> _WHAT TO PRODUCE_
Begin with the first line of the material and copy each line word for word through the line that contains "inset_line_y = [4.31, 5.19]"; the pictures are left out.

> _DATA PROVIDED_
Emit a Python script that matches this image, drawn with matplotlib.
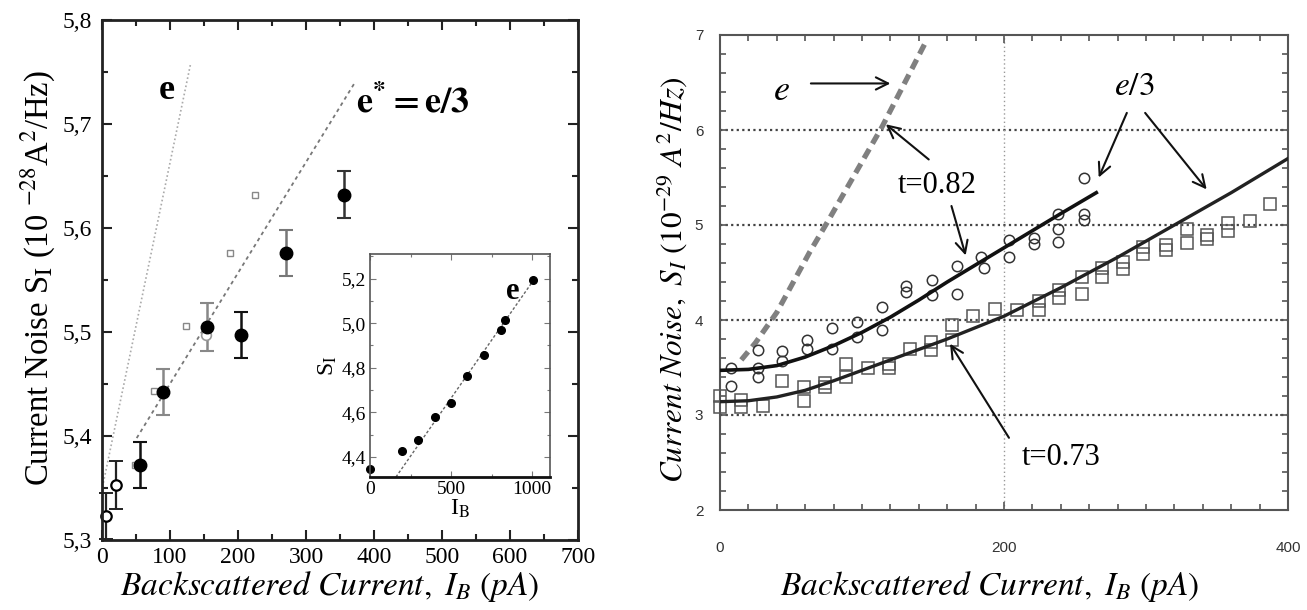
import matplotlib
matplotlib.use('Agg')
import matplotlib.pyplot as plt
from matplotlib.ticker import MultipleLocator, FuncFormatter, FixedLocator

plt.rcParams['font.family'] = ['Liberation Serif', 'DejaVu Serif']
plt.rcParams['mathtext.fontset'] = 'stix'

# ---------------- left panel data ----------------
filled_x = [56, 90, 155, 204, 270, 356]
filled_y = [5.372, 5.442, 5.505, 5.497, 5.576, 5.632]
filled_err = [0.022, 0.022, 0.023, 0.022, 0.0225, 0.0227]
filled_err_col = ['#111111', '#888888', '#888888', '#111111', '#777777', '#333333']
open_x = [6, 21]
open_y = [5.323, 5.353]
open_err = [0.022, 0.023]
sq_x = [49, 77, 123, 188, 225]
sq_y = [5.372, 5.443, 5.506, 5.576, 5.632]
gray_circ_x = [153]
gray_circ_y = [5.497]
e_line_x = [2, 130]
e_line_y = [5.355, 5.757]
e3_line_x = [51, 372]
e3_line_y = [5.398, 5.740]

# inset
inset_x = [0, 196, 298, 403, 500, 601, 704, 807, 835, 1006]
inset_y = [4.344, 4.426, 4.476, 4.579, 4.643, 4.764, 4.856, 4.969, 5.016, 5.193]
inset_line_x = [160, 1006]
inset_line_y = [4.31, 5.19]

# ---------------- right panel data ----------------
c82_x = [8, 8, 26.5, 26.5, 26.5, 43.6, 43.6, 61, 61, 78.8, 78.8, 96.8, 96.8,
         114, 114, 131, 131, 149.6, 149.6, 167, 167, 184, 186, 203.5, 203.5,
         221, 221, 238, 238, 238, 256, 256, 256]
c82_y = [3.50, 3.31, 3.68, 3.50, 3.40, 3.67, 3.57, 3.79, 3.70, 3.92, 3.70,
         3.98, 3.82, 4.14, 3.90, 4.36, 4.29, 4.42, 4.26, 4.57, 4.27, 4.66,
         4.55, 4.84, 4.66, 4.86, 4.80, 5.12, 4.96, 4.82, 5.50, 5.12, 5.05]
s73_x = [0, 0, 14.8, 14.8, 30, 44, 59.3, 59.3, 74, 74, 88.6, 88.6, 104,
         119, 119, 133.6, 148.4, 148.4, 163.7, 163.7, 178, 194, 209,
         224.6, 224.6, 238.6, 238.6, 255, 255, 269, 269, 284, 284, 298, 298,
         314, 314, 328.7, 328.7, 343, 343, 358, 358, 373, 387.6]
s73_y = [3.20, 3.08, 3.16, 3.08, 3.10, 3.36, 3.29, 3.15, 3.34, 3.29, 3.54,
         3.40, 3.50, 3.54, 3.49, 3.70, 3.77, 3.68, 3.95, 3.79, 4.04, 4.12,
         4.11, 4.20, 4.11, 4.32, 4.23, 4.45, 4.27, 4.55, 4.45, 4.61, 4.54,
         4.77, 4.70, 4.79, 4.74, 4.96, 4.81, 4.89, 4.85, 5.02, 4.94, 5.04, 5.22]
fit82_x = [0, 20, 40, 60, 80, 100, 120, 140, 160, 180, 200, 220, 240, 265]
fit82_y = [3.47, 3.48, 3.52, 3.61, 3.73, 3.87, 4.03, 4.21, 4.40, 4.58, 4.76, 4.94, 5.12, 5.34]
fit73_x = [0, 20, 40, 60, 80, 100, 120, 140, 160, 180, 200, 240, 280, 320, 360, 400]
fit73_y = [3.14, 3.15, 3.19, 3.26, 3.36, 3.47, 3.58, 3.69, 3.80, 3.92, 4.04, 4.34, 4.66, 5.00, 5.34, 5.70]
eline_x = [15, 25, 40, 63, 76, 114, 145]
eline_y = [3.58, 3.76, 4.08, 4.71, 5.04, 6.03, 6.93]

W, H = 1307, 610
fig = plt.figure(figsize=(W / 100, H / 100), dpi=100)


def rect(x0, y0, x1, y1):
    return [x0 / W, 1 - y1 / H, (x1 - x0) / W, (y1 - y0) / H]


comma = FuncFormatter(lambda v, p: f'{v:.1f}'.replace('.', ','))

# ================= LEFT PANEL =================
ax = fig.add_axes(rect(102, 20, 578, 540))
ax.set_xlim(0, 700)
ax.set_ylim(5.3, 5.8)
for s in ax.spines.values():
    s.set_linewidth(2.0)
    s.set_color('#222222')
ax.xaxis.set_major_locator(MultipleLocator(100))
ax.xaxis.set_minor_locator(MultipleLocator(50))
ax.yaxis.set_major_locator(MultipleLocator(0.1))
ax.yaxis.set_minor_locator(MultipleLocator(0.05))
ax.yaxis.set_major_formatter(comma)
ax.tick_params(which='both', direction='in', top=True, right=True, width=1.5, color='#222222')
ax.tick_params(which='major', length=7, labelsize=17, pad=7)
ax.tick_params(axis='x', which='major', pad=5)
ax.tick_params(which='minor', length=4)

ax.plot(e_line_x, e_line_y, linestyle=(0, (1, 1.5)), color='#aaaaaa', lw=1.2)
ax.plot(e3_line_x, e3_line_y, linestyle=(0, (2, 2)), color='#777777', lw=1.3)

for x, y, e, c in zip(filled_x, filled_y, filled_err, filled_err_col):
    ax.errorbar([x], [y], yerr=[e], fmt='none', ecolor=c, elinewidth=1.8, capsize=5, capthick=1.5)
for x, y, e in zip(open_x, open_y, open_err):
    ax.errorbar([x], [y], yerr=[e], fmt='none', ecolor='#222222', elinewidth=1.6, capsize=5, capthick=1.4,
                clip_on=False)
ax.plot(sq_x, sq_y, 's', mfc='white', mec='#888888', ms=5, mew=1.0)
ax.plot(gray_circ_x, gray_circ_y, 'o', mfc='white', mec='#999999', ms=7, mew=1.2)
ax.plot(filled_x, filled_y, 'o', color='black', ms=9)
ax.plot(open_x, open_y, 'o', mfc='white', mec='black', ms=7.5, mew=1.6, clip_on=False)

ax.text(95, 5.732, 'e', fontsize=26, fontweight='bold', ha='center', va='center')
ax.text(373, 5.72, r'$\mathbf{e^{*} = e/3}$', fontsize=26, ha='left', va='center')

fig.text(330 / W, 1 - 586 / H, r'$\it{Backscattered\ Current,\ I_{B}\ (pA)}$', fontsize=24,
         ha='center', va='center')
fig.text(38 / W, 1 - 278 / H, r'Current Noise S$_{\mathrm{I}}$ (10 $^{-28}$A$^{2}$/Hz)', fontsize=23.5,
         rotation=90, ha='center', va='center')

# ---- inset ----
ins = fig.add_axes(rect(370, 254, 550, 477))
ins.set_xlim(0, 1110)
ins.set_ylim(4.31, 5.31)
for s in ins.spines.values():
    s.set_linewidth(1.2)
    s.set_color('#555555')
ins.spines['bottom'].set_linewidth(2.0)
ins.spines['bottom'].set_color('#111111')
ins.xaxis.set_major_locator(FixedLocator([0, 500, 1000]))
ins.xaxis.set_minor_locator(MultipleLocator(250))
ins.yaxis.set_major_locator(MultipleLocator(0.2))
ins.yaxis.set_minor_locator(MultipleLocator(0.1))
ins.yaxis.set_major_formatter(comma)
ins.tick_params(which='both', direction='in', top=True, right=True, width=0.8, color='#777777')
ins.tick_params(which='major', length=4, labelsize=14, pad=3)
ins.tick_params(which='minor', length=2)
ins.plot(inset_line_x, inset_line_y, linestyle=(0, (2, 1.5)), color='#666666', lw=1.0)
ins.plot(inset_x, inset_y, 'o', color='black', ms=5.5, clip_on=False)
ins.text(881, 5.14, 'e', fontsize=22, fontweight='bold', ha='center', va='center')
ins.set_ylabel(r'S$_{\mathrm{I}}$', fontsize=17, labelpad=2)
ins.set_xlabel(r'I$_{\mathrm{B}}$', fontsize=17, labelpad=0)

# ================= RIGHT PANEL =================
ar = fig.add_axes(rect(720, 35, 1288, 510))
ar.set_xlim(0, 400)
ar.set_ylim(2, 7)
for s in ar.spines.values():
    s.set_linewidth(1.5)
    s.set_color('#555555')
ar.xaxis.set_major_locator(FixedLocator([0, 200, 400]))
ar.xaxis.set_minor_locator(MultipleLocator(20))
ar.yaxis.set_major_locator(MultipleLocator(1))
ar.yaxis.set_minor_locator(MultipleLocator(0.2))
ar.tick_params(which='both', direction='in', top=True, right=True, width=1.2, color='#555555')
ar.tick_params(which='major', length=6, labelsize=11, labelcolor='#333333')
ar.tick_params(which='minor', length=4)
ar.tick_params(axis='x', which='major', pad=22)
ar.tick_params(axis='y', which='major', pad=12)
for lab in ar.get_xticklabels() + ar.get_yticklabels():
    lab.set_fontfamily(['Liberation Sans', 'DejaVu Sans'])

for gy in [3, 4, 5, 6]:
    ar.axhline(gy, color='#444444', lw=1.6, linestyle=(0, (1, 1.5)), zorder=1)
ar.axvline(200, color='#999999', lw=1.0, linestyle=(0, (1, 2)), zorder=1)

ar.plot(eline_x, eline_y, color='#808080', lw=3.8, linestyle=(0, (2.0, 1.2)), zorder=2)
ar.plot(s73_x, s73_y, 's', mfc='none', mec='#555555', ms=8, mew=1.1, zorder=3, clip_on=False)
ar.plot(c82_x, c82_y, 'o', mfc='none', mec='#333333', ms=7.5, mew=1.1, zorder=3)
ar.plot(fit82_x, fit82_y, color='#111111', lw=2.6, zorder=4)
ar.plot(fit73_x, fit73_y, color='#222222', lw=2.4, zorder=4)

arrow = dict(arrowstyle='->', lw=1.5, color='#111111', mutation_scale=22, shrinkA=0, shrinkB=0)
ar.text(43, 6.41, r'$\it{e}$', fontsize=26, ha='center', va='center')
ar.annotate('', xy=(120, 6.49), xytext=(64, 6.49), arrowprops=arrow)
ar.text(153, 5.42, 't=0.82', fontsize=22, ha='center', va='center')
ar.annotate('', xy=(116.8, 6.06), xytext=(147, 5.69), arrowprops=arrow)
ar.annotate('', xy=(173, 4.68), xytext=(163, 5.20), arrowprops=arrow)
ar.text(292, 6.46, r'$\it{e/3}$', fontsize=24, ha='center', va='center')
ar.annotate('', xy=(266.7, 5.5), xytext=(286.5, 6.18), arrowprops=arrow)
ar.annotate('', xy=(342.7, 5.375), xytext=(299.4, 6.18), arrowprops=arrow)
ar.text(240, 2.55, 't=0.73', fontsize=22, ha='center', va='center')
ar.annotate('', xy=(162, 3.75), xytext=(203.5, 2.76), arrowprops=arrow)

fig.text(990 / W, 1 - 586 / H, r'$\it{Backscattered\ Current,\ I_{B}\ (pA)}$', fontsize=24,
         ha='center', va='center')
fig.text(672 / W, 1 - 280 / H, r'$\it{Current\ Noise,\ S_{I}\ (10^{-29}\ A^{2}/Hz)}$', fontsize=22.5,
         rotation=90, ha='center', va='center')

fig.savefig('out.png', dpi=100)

> _FULL OUTPUT_
Emit a Python script that matches this image, drawn with matplotlib.
import matplotlib
matplotlib.use('Agg')
import matplotlib.pyplot as plt
from matplotlib.ticker import MultipleLocator, FuncFormatter, FixedLocator

plt.rcParams['font.family'] = ['Liberation Serif', 'DejaVu Serif']
plt.rcParams['mathtext.fontset'] = 'stix'

# ---------------- left panel data ----------------
filled_x = [56, 90, 155, 204, 270, 356]
filled_y = [5.372, 5.442, 5.505, 5.497, 5.576, 5.632]
filled_err = [0.022, 0.022, 0.023, 0.022, 0.0225, 0.0227]
filled_err_col = ['#111111', '#888888', '#888888', '#111111', '#777777', '#333333']
open_x = [6, 21]
open_y = [5.323, 5.353]
open_err = [0.022, 0.023]
sq_x = [49, 77, 123, 188, 225]
sq_y = [5.372, 5.443, 5.506, 5.576, 5.632]
gray_circ_x = [153]
gray_circ_y = [5.497]
e_line_x = [2, 130]
e_line_y = [5.355, 5.757]
e3_line_x = [51, 372]
e3_line_y = [5.398, 5.740]

# inset
inset_x = [0, 196, 298, 403, 500, 601, 704, 807, 835, 1006]
inset_y = [4.344, 4.426, 4.476, 4.579, 4.643, 4.764, 4.856, 4.969, 5.016, 5.193]
inset_line_x = [160, 1006]
inset_line_y = [4.31, 5.19]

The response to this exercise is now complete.